Output the entries verbatim, including every line.

Start RECORD LIST

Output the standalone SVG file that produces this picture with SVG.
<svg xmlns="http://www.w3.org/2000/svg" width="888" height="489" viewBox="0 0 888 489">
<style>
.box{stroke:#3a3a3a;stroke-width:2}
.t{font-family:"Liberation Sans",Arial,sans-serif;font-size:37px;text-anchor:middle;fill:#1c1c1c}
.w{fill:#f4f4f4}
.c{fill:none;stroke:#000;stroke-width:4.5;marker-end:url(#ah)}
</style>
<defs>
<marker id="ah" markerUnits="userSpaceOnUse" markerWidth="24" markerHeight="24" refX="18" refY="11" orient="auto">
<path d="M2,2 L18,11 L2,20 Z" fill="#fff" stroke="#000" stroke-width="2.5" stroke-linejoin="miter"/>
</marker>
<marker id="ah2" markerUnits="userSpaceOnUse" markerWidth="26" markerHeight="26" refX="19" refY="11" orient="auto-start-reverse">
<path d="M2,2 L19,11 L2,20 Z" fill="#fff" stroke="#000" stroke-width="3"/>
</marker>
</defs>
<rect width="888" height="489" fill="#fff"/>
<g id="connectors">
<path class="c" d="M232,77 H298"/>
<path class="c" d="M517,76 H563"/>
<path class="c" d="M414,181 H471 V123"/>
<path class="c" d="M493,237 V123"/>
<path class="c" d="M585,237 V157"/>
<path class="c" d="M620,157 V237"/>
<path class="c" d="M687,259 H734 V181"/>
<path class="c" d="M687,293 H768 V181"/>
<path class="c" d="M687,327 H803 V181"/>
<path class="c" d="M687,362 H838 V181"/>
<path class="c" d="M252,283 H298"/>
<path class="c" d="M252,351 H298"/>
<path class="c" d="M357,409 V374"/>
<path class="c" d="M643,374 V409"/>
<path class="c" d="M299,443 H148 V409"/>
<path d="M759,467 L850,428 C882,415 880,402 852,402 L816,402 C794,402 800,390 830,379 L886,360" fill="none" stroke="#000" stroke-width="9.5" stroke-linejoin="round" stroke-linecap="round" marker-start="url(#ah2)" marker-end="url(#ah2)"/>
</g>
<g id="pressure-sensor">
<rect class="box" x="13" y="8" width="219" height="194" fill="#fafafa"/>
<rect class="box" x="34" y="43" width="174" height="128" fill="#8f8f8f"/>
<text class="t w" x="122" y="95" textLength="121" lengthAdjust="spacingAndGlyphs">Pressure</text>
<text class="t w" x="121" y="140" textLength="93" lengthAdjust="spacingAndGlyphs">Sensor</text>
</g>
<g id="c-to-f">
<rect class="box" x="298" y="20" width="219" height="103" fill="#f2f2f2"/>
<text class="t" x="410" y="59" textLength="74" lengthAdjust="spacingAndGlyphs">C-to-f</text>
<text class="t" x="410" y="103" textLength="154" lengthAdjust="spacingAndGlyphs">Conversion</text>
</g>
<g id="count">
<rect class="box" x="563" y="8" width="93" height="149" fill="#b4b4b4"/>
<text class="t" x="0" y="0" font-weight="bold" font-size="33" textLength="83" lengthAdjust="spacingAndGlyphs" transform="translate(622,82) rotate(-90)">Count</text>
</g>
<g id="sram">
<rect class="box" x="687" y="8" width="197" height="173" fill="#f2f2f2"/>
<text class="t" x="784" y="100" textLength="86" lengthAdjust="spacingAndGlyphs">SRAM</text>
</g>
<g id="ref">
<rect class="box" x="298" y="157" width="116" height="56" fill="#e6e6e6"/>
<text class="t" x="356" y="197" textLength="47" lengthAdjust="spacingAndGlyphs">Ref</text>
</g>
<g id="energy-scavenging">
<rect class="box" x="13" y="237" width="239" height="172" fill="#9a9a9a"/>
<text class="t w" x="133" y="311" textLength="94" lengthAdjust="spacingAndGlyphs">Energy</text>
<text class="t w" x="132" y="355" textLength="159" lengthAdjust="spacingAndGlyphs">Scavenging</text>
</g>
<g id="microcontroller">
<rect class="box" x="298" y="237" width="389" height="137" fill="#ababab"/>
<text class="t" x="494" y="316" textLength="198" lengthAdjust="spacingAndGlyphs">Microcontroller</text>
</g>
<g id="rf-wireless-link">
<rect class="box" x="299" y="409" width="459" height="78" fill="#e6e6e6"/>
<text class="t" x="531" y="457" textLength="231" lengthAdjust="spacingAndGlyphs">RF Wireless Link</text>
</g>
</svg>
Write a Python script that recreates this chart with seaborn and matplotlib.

End RECORD LIST

→ ANSWER FOR THIS EXERCISE:
Output the standalone SVG file that produces this picture with SVG.
<svg xmlns="http://www.w3.org/2000/svg" width="888" height="489" viewBox="0 0 888 489">
<style>
.box{stroke:#3a3a3a;stroke-width:2}
.t{font-family:"Liberation Sans",Arial,sans-serif;font-size:37px;text-anchor:middle;fill:#1c1c1c}
.w{fill:#f4f4f4}
.c{fill:none;stroke:#000;stroke-width:4.5;marker-end:url(#ah)}
</style>
<defs>
<marker id="ah" markerUnits="userSpaceOnUse" markerWidth="24" markerHeight="24" refX="18" refY="11" orient="auto">
<path d="M2,2 L18,11 L2,20 Z" fill="#fff" stroke="#000" stroke-width="2.5" stroke-linejoin="miter"/>
</marker>
<marker id="ah2" markerUnits="userSpaceOnUse" markerWidth="26" markerHeight="26" refX="19" refY="11" orient="auto-start-reverse">
<path d="M2,2 L19,11 L2,20 Z" fill="#fff" stroke="#000" stroke-width="3"/>
</marker>
</defs>
<rect width="888" height="489" fill="#fff"/>
<g id="connectors">
<path class="c" d="M232,77 H298"/>
<path class="c" d="M517,76 H563"/>
<path class="c" d="M414,181 H471 V123"/>
<path class="c" d="M493,237 V123"/>
<path class="c" d="M585,237 V157"/>
<path class="c" d="M620,157 V237"/>
<path class="c" d="M687,259 H734 V181"/>
<path class="c" d="M687,293 H768 V181"/>
<path class="c" d="M687,327 H803 V181"/>
<path class="c" d="M687,362 H838 V181"/>
<path class="c" d="M252,283 H298"/>
<path class="c" d="M252,351 H298"/>
<path class="c" d="M357,409 V374"/>
<path class="c" d="M643,374 V409"/>
<path class="c" d="M299,443 H148 V409"/>
<path d="M759,467 L850,428 C882,415 880,402 852,402 L816,402 C794,402 800,390 830,379 L886,360" fill="none" stroke="#000" stroke-width="9.5" stroke-linejoin="round" stroke-linecap="round" marker-start="url(#ah2)" marker-end="url(#ah2)"/>
</g>
<g id="pressure-sensor">
<rect class="box" x="13" y="8" width="219" height="194" fill="#fafafa"/>
<rect class="box" x="34" y="43" width="174" height="128" fill="#8f8f8f"/>
<text class="t w" x="122" y="95" textLength="121" lengthAdjust="spacingAndGlyphs">Pressure</text>
<text class="t w" x="121" y="140" textLength="93" lengthAdjust="spacingAndGlyphs">Sensor</text>
</g>
<g id="c-to-f">
<rect class="box" x="298" y="20" width="219" height="103" fill="#f2f2f2"/>
<text class="t" x="410" y="59" textLength="74" lengthAdjust="spacingAndGlyphs">C-to-f</text>
<text class="t" x="410" y="103" textLength="154" lengthAdjust="spacingAndGlyphs">Conversion</text>
</g>
<g id="count">
<rect class="box" x="563" y="8" width="93" height="149" fill="#b4b4b4"/>
<text class="t" x="0" y="0" font-weight="bold" font-size="33" textLength="83" lengthAdjust="spacingAndGlyphs" transform="translate(622,82) rotate(-90)">Count</text>
</g>
<g id="sram">
<rect class="box" x="687" y="8" width="197" height="173" fill="#f2f2f2"/>
<text class="t" x="784" y="100" textLength="86" lengthAdjust="spacingAndGlyphs">SRAM</text>
</g>
<g id="ref">
<rect class="box" x="298" y="157" width="116" height="56" fill="#e6e6e6"/>
<text class="t" x="356" y="197" textLength="47" lengthAdjust="spacingAndGlyphs">Ref</text>
</g>
<g id="energy-scavenging">
<rect class="box" x="13" y="237" width="239" height="172" fill="#9a9a9a"/>
<text class="t w" x="133" y="311" textLength="94" lengthAdjust="spacingAndGlyphs">Energy</text>
<text class="t w" x="132" y="355" textLength="159" lengthAdjust="spacingAndGlyphs">Scavenging</text>
</g>
<g id="microcontroller">
<rect class="box" x="298" y="237" width="389" height="137" fill="#ababab"/>
<text class="t" x="494" y="316" textLength="198" lengthAdjust="spacingAndGlyphs">Microcontroller</text>
</g>
<g id="rf-wireless-link">
<rect class="box" x="299" y="409" width="459" height="78" fill="#e6e6e6"/>
<text class="t" x="531" y="457" textLength="231" lengthAdjust="spacingAndGlyphs">RF Wireless Link</text>
</g>
</svg>
Write a Python script that recreates this chart with seaborn and matplotlib.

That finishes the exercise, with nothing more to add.